Carefully select your test tools. Gather experiences from other testers and organizations (Usenet or Compuserve can be good for this). Try evaluation versions of candidate tools before you buy.
Put careful thought into buying or building a test management harness. A good test management system can really help make the suite more reviewable and maintainable.
Assure that each execution of the test suite results in a status report that includes what tests passed and failed versus the actual bugs found. The report should also detail any work done to maintain or enhance the suite.
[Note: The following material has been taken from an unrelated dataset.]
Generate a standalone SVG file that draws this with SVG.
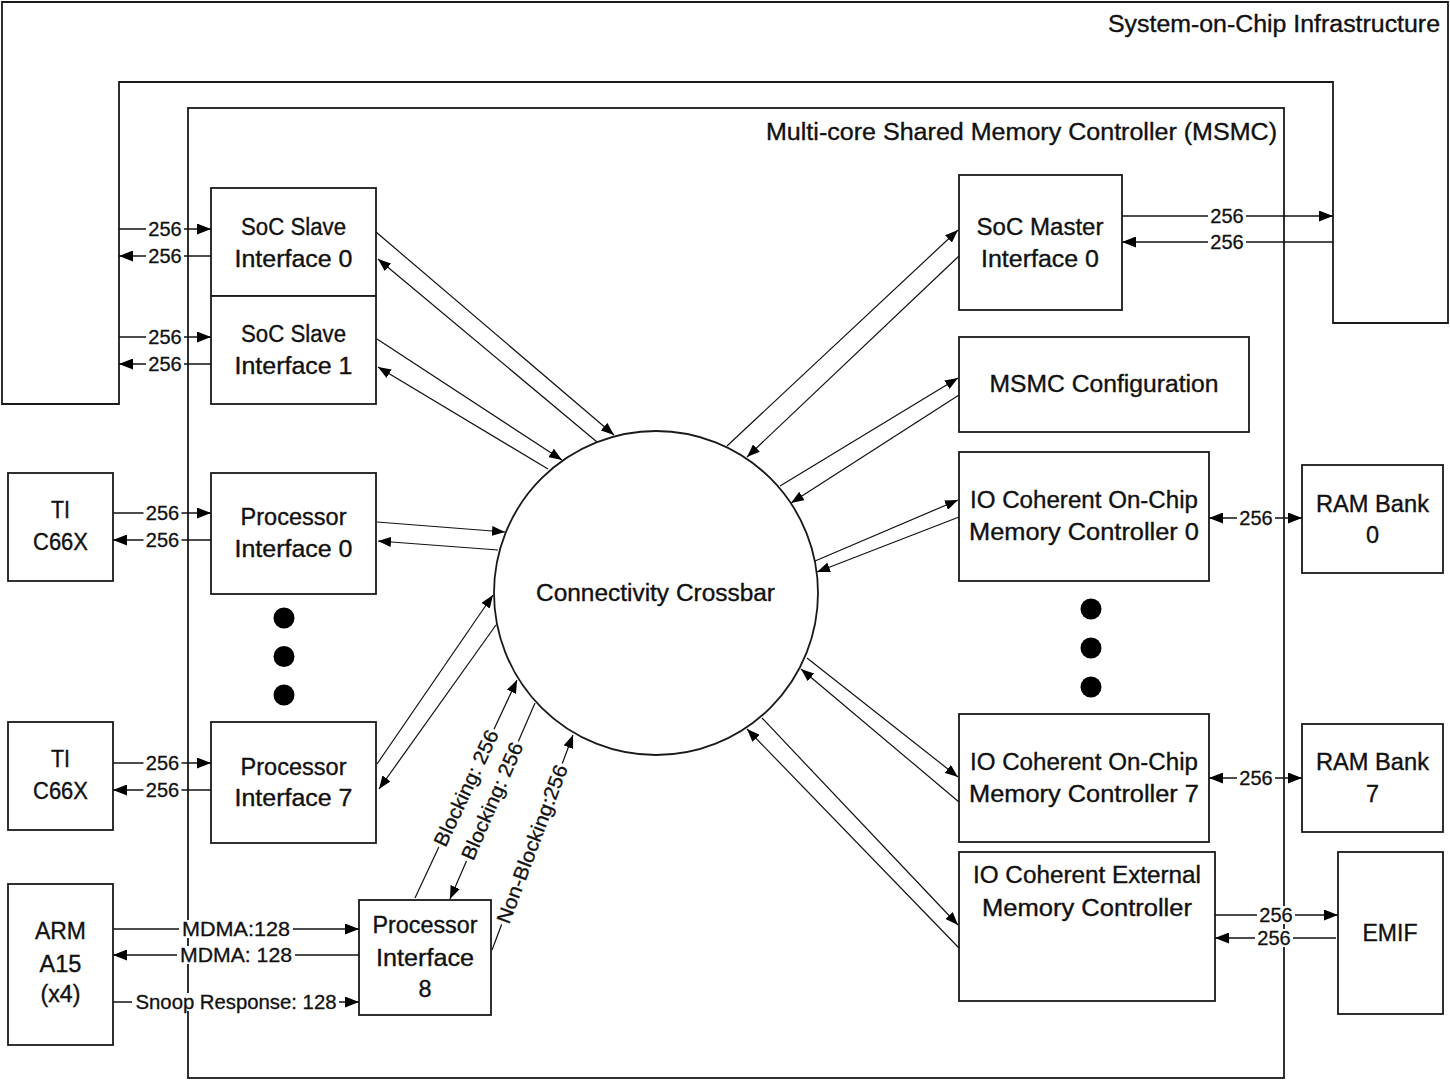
<svg xmlns="http://www.w3.org/2000/svg" width="1450" height="1080" viewBox="0 0 1450 1080">
  <style>
    .box { fill: #fff; stroke: #1a1a1a; stroke-width: 1.8; }
    .frame { fill: none; stroke: #1a1a1a; stroke-width: 1.8; }
    .txt { font-family: "Liberation Sans", Arial, sans-serif; font-size: 23.5px; fill: #111; stroke: #111; stroke-width: 0.35; text-anchor: middle; }
    .title { text-anchor: end; }
    .tag { font-family: "Liberation Sans", Arial, sans-serif; font-size: 20px; fill: #111; stroke: #111; stroke-width: 0.3; text-anchor: middle; }
    .wire { fill: none; stroke: #111; stroke-width: 1.6; marker-end: url(#ah); }
    .both { marker-start: url(#ah); }
    .diag { fill: none; stroke: #111; stroke-width: 1.2; marker-end: url(#ahs); }
    .bg { fill: #fff; stroke: none; }
    .dot { fill: #000; }
  </style>
  <defs>
    <marker id="ah" viewBox="0 0 14 11" refX="14" refY="5.5" markerWidth="14" markerHeight="11" markerUnits="userSpaceOnUse" orient="auto-start-reverse">
      <path d="M0,0 L14,5.5 L0,11 z" fill="#000"/>
    </marker>
    <marker id="ahs" viewBox="0 0 13 10" refX="13" refY="5" markerWidth="13" markerHeight="10" markerUnits="userSpaceOnUse" orient="auto">
      <path d="M0,0 L13,5 L0,10 z" fill="#000"/>
    </marker>
  </defs>

  <rect width="1450" height="1080" fill="#fff"/>

  <!-- outer SoC infrastructure frame -->
  <g id="soc-infrastructure">
    <polygon class="frame" points="2,2 1448,2 1448,323 1333,323 1333,82 119,82 119,404 2,404"/>
    <text class="txt title" x="1440" y="32" textLength="332" lengthAdjust="spacingAndGlyphs">System-on-Chip Infrastructure</text>
  </g>

  <!-- MSMC container -->
  <g id="msmc">
    <rect class="frame" x="188" y="108" width="1096" height="970"/>
    <text class="txt title" x="1277" y="140" textLength="511" lengthAdjust="spacingAndGlyphs">Multi-core Shared Memory Controller (MSMC)</text>
  </g>

  <!-- left-hand nodes -->
  <g id="soc-slave-0">
    <rect class="box" x="211" y="188" width="165" height="108"/>
    <text class="txt" x="293.5" y="235" textLength="105" lengthAdjust="spacingAndGlyphs">SoC Slave</text>
    <text class="txt" x="293.5" y="267" textLength="118" lengthAdjust="spacingAndGlyphs">Interface 0</text>
  </g>
  <g id="soc-slave-1">
    <rect class="box" x="211" y="296" width="165" height="108"/>
    <text class="txt" x="293.5" y="342" textLength="105" lengthAdjust="spacingAndGlyphs">SoC Slave</text>
    <text class="txt" x="293.5" y="374" textLength="118" lengthAdjust="spacingAndGlyphs">Interface 1</text>
  </g>
  <g id="ti-c66x-0">
    <rect class="box" x="8" y="473" width="105" height="108"/>
    <text class="txt" x="60.5" y="518" textLength="19" lengthAdjust="spacingAndGlyphs">TI</text>
    <text class="txt" x="60.5" y="550" textLength="55" lengthAdjust="spacingAndGlyphs">C66X</text>
  </g>
  <g id="proc-if-0">
    <rect class="box" x="211" y="473" width="165" height="121"/>
    <text class="txt" x="293.5" y="525" textLength="106" lengthAdjust="spacingAndGlyphs">Processor</text>
    <text class="txt" x="293.5" y="557" textLength="118" lengthAdjust="spacingAndGlyphs">Interface 0</text>
  </g>
  <g id="proc-ellipsis">
    <circle class="dot" cx="284" cy="618" r="10.5"/>
    <circle class="dot" cx="284" cy="656.5" r="10.5"/>
    <circle class="dot" cx="284" cy="695" r="10.5"/>
  </g>
  <g id="ti-c66x-7">
    <rect class="box" x="8" y="722" width="105" height="108"/>
    <text class="txt" x="60.5" y="767" textLength="19" lengthAdjust="spacingAndGlyphs">TI</text>
    <text class="txt" x="60.5" y="799" textLength="55" lengthAdjust="spacingAndGlyphs">C66X</text>
  </g>
  <g id="proc-if-7">
    <rect class="box" x="211" y="722" width="165" height="121"/>
    <text class="txt" x="293.5" y="775" textLength="106" lengthAdjust="spacingAndGlyphs">Processor</text>
    <text class="txt" x="293.5" y="806" textLength="118" lengthAdjust="spacingAndGlyphs">Interface 7</text>
  </g>
  <g id="arm-a15">
    <rect class="box" x="8" y="884" width="105" height="161"/>
    <text class="txt" x="60.5" y="939" textLength="51" lengthAdjust="spacingAndGlyphs">ARM</text>
    <text class="txt" x="60.5" y="972" textLength="42" lengthAdjust="spacingAndGlyphs">A15</text>
    <text class="txt" x="60.5" y="1002" textLength="40" lengthAdjust="spacingAndGlyphs">(x4)</text>
  </g>
  <g id="proc-if-8">
    <rect class="box" x="359" y="900" width="132" height="115"/>
    <text class="txt" x="425" y="933" textLength="105" lengthAdjust="spacingAndGlyphs">Processor</text>
    <text class="txt" x="425" y="966" textLength="98" lengthAdjust="spacingAndGlyphs">Interface</text>
    <text class="txt" x="425" y="997">8</text>
  </g>

  <!-- central crossbar -->
  <g id="crossbar">
    <circle class="box" cx="656" cy="593" r="162" stroke-width="1.4"/>
    <text class="txt" x="655.5" y="601" textLength="239" lengthAdjust="spacingAndGlyphs">Connectivity Crossbar</text>
  </g>

  <!-- right-hand nodes -->
  <g id="soc-master-0">
    <rect class="box" x="959" y="175" width="163" height="135"/>
    <text class="txt" x="1040" y="235" textLength="127" lengthAdjust="spacingAndGlyphs">SoC Master</text>
    <text class="txt" x="1040" y="267" textLength="118" lengthAdjust="spacingAndGlyphs">Interface 0</text>
  </g>
  <g id="msmc-config">
    <rect class="box" x="959" y="337" width="290" height="95"/>
    <text class="txt" x="1104" y="392" textLength="229" lengthAdjust="spacingAndGlyphs">MSMC Configuration</text>
  </g>
  <g id="io-onchip-0">
    <rect class="box" x="959" y="452" width="250" height="129"/>
    <text class="txt" x="1084" y="508" textLength="228" lengthAdjust="spacingAndGlyphs">IO Coherent On-Chip</text>
    <text class="txt" x="1084" y="540" textLength="230" lengthAdjust="spacingAndGlyphs">Memory Controller 0</text>
  </g>
  <g id="ram-bank-0">
    <rect class="box" x="1302" y="465" width="141" height="108"/>
    <text class="txt" x="1372.5" y="512" textLength="113" lengthAdjust="spacingAndGlyphs">RAM Bank</text>
    <text class="txt" x="1372.5" y="543">0</text>
  </g>
  <g id="mem-ellipsis">
    <circle class="dot" cx="1091" cy="609" r="10.5"/>
    <circle class="dot" cx="1091" cy="648" r="10.5"/>
    <circle class="dot" cx="1091" cy="687" r="10.5"/>
  </g>
  <g id="io-onchip-7">
    <rect class="box" x="959" y="714" width="250" height="128"/>
    <text class="txt" x="1084" y="770" textLength="228" lengthAdjust="spacingAndGlyphs">IO Coherent On-Chip</text>
    <text class="txt" x="1084" y="802" textLength="230" lengthAdjust="spacingAndGlyphs">Memory Controller 7</text>
  </g>
  <g id="ram-bank-7">
    <rect class="box" x="1302" y="724" width="141" height="108"/>
    <text class="txt" x="1372.5" y="770" textLength="113" lengthAdjust="spacingAndGlyphs">RAM Bank</text>
    <text class="txt" x="1372.5" y="802">7</text>
  </g>
  <g id="io-external">
    <rect class="box" x="959" y="852" width="256" height="149"/>
    <text class="txt" x="1087" y="883" textLength="228" lengthAdjust="spacingAndGlyphs">IO Coherent External</text>
    <text class="txt" x="1087" y="916" textLength="210" lengthAdjust="spacingAndGlyphs">Memory Controller</text>
  </g>
  <g id="emif">
    <rect class="box" x="1338" y="852" width="105" height="162"/>
    <text class="txt" x="1390" y="941" textLength="55" lengthAdjust="spacingAndGlyphs">EMIF</text>
  </g>

  <!-- connectors -->
  <g id="connectors">
    <!-- SoC slave ports -->
    <path class="wire" d="M119,229 H211"/>
    <path class="wire" d="M211,256 H119"/>
    <path class="wire" d="M119,337 H211"/>
    <path class="wire" d="M211,364 H119"/>
    <!-- DSP cores to processor interfaces -->
    <path class="wire" d="M113,513 H211"/>
    <path class="wire" d="M211,540 H113"/>
    <path class="wire" d="M113,763 H211"/>
    <path class="wire" d="M211,790 H113"/>
    <!-- ARM cluster to processor interface 8 -->
    <path class="wire" d="M113,929 H359"/>
    <path class="wire" d="M359,955 H113"/>
    <path class="wire" d="M113,1002 H359"/>
    <!-- SoC master port -->
    <path class="wire" d="M1122,216 H1333"/>
    <path class="wire" d="M1333,242 H1122"/>
    <!-- memory banks and EMIF -->
    <path class="wire both" d="M1209,518 H1302"/>
    <path class="wire both" d="M1209,778 H1302"/>
    <path class="wire" d="M1215,915 H1338"/>
    <path class="wire" d="M1336,938 H1215"/>

    <!-- crossbar links, left side -->
    <path class="diag" d="M376,232 L614,435"/>
    <path class="diag" d="M597,442 L378,259"/>
    <path class="diag" d="M377,339 L562,460"/>
    <path class="diag" d="M548,469 L378,367"/>
    <path class="diag" d="M377,522 L505,532"/>
    <path class="diag" d="M498,550 L378,541"/>
    <path class="diag" d="M377,764 L493,595"/>
    <path class="diag" d="M496,625 L379,789"/>
    <path class="diag" d="M415,898 L517,680"/>
    <path class="diag" d="M535,703 L450,899"/>
    <path class="diag" d="M492,950 L573,735"/>

    <!-- crossbar links, right side -->
    <path class="diag" d="M727,446 L958,230"/>
    <path class="diag" d="M959,256 L747,457"/>
    <path class="diag" d="M780,486 L958,378"/>
    <path class="diag" d="M959,395 L791,503"/>
    <path class="diag" d="M815,561 L958,500"/>
    <path class="diag" d="M959,517 L817,572"/>
    <path class="diag" d="M807,658 L958,777"/>
    <path class="diag" d="M959,802 L801,669"/>
    <path class="diag" d="M762,718 L958,925"/>
    <path class="diag" d="M959,948 L747,729"/>

    <!-- width labels -->
    <g id="labels">
      <rect class="bg" x="146" y="220" width="38" height="18"/><text class="tag" x="165" y="236">256</text>
      <rect class="bg" x="146" y="247" width="38" height="18"/><text class="tag" x="165" y="263">256</text>
      <rect class="bg" x="146" y="328" width="38" height="18"/><text class="tag" x="165" y="344">256</text>
      <rect class="bg" x="146" y="355" width="38" height="18"/><text class="tag" x="165" y="371">256</text>

      <rect class="bg" x="143.5" y="504" width="38" height="18"/><text class="tag" x="162.5" y="520">256</text>
      <rect class="bg" x="143.5" y="531" width="38" height="18"/><text class="tag" x="162.5" y="547">256</text>
      <rect class="bg" x="143.5" y="754" width="38" height="18"/><text class="tag" x="162.5" y="770">256</text>
      <rect class="bg" x="143.5" y="781" width="38" height="18"/><text class="tag" x="162.5" y="797">256</text>

      <rect class="bg" x="179" y="920" width="114" height="18"/><text class="tag" x="236" y="936" textLength="108" lengthAdjust="spacingAndGlyphs">MDMA:128</text>
      <rect class="bg" x="177" y="946" width="118" height="18"/><text class="tag" x="236" y="962" textLength="112" lengthAdjust="spacingAndGlyphs">MDMA: 128</text>
      <rect class="bg" x="132" y="993" width="207" height="18"/><text class="tag" x="236" y="1009" textLength="201" lengthAdjust="spacingAndGlyphs">Snoop Response: 128</text>

      <rect class="bg" x="1208" y="207" width="38" height="18"/><text class="tag" x="1227" y="223">256</text>
      <rect class="bg" x="1208" y="233" width="38" height="18"/><text class="tag" x="1227" y="249">256</text>
      <rect class="bg" x="1237" y="509" width="38" height="18"/><text class="tag" x="1256" y="525">256</text>
      <rect class="bg" x="1237" y="769" width="38" height="18"/><text class="tag" x="1256" y="785">256</text>
      <rect class="bg" x="1257" y="906" width="38" height="18"/><text class="tag" x="1276" y="922">256</text>
      <rect class="bg" x="1255" y="929" width="38" height="18"/><text class="tag" x="1274" y="945">256</text>

      <g transform="translate(466,788) rotate(-64.8)">
        <rect class="bg" x="-65" y="-9" width="130" height="18"/><text class="tag" x="0" y="7" textLength="126" lengthAdjust="spacingAndGlyphs">Blocking: 256</text>
      </g>
      <g transform="translate(492,801) rotate(-66.4)">
        <rect class="bg" x="-65" y="-9" width="130" height="18"/><text class="tag" x="0" y="7" textLength="126" lengthAdjust="spacingAndGlyphs">Blocking: 256</text>
      </g>
      <g transform="translate(532,844) rotate(-69.4)">
        <rect class="bg" x="-86" y="-9" width="172" height="18"/><text class="tag" x="0" y="7" textLength="168" lengthAdjust="spacingAndGlyphs">Non-Blocking:256</text>
      </g>
    </g>
  </g>
</svg>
I've found these reports to be indispensable source material for analyzing just how cost effective the automation is.
Assure that the product is mature enough so that maintenance costs from constantly changing tests don't overwhelm any benefits provided.

Conclusion

One day, a few years ago, there was a blackout during a fierce evening storm, right in the middle of the unattended execution of our wonderful test suite. When my team arrived at work the next morning, we found that our suite had automatically rebooted itself, reset the network, picked up where it left off, and finished the testing. It took a lot of work to make our suite that bulletproof, and we were delighted. The thing is, we later found, during a review of test scripts in the suite, that out of about 450 tests, only about 18 of them were truly useful. It's a long story how that came to pass-basically the wise oak tree scenario-but the upshot of it was that we had a test suite that could, with high reliability, discover nothing important about the software we were testing. I've told this story to other test managers who shrug it off. They don't think this could happen to them. Well, it can happen if the machinery of testing distracts you from the craft of testing.

Make no mistake. Automation is a great idea. To make it a good investment, as well, the secret is to think about testing first and automation second. If testing is a means to the end of understanding the quality of the software, automation is just a means to a means. You wouldn't know it from the advertisements, but it's only one of many strategies that support effective software testing.